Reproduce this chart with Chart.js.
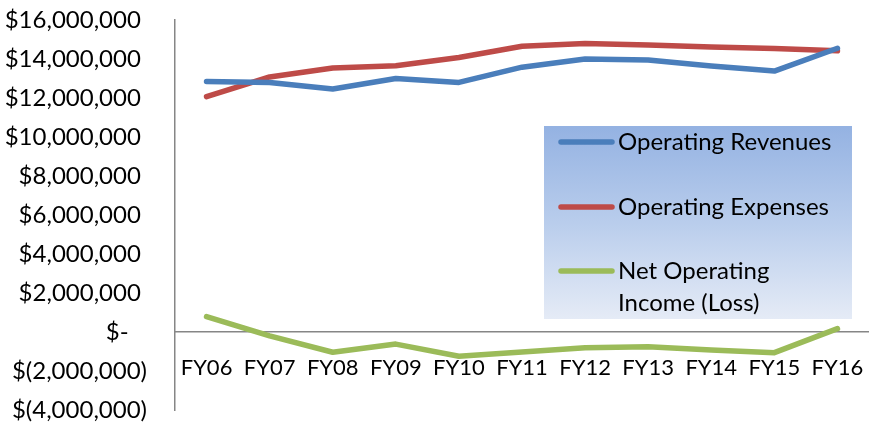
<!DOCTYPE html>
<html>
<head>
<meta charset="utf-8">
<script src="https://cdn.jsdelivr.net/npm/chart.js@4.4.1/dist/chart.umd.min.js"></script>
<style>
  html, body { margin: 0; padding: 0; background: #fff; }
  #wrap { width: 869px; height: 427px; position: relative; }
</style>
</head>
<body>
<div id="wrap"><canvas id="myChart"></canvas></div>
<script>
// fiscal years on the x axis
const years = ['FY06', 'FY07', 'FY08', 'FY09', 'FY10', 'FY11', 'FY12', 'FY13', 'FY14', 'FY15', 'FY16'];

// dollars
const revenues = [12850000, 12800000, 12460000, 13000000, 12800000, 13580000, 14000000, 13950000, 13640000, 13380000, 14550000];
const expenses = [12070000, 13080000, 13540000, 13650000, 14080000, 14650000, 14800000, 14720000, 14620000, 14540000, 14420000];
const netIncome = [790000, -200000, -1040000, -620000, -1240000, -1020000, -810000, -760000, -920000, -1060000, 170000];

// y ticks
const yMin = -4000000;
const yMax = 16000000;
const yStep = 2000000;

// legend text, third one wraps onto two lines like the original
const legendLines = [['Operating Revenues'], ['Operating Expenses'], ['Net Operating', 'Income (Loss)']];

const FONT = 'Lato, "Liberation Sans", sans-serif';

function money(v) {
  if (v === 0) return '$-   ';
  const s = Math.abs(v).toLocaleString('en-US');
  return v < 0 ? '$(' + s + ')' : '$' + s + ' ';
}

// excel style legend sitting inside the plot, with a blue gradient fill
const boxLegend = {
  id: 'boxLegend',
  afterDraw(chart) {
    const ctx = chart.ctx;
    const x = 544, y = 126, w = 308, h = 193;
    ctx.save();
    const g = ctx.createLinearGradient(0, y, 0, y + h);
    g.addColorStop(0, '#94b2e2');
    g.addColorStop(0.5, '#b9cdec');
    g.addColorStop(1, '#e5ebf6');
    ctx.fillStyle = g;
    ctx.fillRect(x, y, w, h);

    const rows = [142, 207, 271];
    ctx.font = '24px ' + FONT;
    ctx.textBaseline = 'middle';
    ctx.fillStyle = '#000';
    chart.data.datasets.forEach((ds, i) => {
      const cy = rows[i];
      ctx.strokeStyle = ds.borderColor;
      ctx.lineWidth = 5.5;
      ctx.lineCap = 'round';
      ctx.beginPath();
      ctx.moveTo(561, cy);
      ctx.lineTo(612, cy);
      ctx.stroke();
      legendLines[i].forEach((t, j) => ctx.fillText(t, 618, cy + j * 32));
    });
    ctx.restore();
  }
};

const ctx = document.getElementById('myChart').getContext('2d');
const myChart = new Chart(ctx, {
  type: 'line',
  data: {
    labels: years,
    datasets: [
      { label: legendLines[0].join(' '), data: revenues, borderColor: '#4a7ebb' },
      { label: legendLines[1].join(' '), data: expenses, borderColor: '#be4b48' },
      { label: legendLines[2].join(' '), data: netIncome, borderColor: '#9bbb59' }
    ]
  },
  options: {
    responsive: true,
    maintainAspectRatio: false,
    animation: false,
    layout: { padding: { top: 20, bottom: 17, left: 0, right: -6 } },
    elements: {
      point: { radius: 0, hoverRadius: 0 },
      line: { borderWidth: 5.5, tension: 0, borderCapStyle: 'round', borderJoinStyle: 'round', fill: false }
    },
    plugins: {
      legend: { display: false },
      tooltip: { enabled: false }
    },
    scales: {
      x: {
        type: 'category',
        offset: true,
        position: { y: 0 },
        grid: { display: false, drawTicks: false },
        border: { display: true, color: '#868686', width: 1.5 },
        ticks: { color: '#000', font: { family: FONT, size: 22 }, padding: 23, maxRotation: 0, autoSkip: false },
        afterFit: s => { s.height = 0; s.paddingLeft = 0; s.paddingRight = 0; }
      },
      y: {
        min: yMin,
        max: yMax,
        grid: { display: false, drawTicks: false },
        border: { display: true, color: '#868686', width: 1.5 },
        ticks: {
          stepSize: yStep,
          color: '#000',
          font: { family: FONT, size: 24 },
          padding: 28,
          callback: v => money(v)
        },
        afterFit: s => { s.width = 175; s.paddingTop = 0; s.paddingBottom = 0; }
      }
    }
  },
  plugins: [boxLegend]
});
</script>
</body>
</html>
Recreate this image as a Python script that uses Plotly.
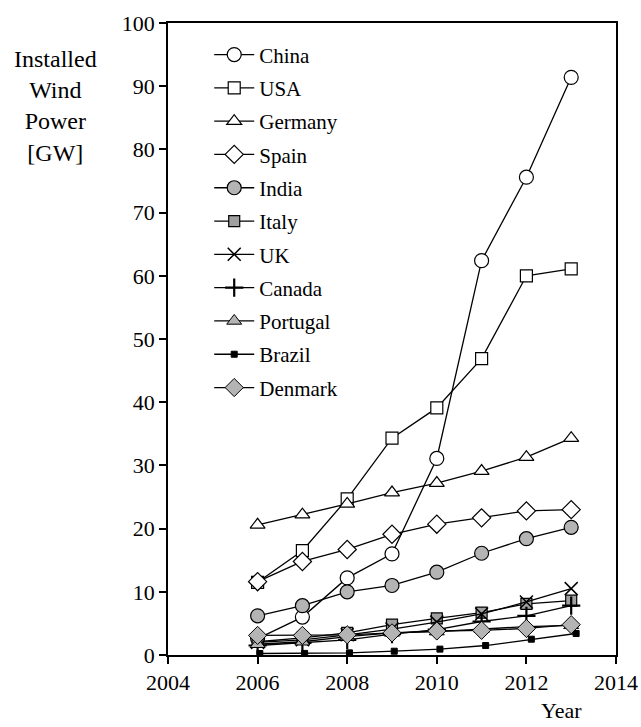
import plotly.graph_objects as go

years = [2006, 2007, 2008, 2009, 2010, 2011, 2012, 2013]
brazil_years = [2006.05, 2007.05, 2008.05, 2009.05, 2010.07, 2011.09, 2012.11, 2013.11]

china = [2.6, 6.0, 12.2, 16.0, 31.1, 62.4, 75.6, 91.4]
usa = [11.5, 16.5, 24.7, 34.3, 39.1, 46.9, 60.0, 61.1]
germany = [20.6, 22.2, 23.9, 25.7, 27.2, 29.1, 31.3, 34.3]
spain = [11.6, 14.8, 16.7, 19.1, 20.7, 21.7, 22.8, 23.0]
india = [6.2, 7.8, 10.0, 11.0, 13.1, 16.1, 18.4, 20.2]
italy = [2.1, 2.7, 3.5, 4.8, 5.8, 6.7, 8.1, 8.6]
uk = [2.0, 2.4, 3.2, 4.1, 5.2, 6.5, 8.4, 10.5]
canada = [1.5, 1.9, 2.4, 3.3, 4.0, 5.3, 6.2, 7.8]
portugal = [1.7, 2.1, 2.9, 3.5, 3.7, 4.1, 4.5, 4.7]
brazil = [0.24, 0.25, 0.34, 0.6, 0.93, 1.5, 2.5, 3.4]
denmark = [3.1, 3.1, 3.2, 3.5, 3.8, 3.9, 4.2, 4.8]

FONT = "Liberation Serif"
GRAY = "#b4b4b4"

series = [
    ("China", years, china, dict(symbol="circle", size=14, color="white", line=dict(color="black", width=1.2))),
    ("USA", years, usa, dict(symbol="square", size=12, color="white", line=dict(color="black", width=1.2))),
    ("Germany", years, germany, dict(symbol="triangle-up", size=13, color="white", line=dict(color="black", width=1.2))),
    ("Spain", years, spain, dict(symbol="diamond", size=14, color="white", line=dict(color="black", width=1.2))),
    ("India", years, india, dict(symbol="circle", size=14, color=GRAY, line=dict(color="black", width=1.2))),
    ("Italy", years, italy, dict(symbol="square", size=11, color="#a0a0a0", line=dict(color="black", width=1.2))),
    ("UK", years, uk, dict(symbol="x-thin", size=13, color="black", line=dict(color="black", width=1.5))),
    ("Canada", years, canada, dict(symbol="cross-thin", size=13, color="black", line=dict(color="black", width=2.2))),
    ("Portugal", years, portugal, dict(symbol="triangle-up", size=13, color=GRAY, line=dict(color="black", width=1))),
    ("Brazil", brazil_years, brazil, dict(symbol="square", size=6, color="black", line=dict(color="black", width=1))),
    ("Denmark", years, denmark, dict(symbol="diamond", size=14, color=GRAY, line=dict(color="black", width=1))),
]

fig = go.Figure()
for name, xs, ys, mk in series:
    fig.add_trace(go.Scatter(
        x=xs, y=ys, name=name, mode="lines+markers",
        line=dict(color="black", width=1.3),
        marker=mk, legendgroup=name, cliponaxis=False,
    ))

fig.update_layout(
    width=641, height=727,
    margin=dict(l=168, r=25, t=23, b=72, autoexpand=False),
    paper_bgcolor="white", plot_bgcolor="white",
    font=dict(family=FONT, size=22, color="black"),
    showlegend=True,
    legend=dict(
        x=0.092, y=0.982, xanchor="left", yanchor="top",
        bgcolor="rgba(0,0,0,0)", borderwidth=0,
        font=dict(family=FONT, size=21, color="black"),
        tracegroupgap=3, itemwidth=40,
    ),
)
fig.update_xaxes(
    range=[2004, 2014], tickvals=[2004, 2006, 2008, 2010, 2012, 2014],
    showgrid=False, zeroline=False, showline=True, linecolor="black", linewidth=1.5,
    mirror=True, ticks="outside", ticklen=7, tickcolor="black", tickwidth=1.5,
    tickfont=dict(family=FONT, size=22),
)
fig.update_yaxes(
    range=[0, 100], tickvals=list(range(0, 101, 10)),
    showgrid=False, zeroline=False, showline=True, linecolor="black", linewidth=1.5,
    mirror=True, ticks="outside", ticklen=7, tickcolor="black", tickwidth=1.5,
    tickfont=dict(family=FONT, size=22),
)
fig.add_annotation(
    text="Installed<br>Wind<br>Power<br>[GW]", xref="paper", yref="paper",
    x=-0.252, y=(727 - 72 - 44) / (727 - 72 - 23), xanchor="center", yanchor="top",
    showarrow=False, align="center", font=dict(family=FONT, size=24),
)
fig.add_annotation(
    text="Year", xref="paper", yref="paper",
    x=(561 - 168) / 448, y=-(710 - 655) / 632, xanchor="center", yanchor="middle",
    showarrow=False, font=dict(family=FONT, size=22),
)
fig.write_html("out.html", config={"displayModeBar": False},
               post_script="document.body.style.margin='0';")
● ● ●
*TASK STATEMENT:* Search the preceding listing for the word "this" and pull out every line that holds it.

*CORRECT RESULT:*
Reproduce this chart with Chart.js.
Recreate this image as a Python script that uses Plotly.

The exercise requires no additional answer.